例如我总共需要训练59999个iter，已经训练29999个iter，程序中断，最后一个模型的保存路径是

'../output/029999.pth'

但我想从24999这个模型，即

'../output/024999.pth'

继续训练。

需要修改三个地方。
1.训练config文件
将代码中的

train.init_checkpoint = "detectron2://ImageNetPretrained/torchvision/R-50.pkl"

修改为

train.init_checkpoint = '../output/024999.pth'
train.init_iter=24999

这里是自己想要开始训练的模型路径及对应的iter。

2.tools/train_net.py

搜索模型加载部分代码

    if args.resume and checkpointer.has_checkpoint():
        # The checkpoint stores the training iteration that just finished, thus we start
        # at the next iteration
        start_iter = trainer.iter + 1
    else:
        start_iter = 0

将之改为

    if args.resume and checkpointer.has_checkpoint():
        # The checkpoint stores the training iteration that just finished, thus we start
        # at the next iteration
        start_iter = trainer.iter + 1
    elif args.resume and cfg.train.init_iter:
        start_iter = int(cfg.train.init_iter) + 1
    else:
        start_iter = 0

3.detrex/lib/python3.9/site-packages/fvcore/common/checkpoint.py

这一步最为关键，需要找到detrex安装环境中的python包，修改模型加载部分。

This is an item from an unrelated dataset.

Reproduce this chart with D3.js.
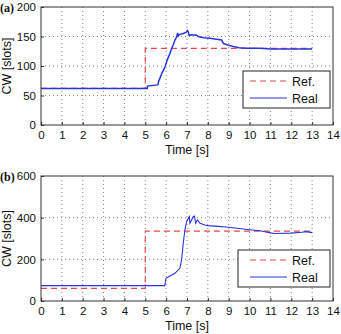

可以从train_net.py的*checkpointer.resume_or_load(cfg.train.init_checkpoint, resume=args.resume)*这一函数直接跳转过去。
将checkpoint.py中的resume_or_load函数找到，并将

        if resume and self.has_checkpoint():
            path = self.get_checkpoint_file()
            return self.load(path)
        else:
            return self.load(path, checkpointables=[])

修改为

        if resume and self.has_checkpoint():
            path = self.get_checkpoint_file()
            return self.load(path)
        elif resume and self.path_manager.exists(path):
            return self.load(path)
        else:
            return self.load(path, checkpointables=[])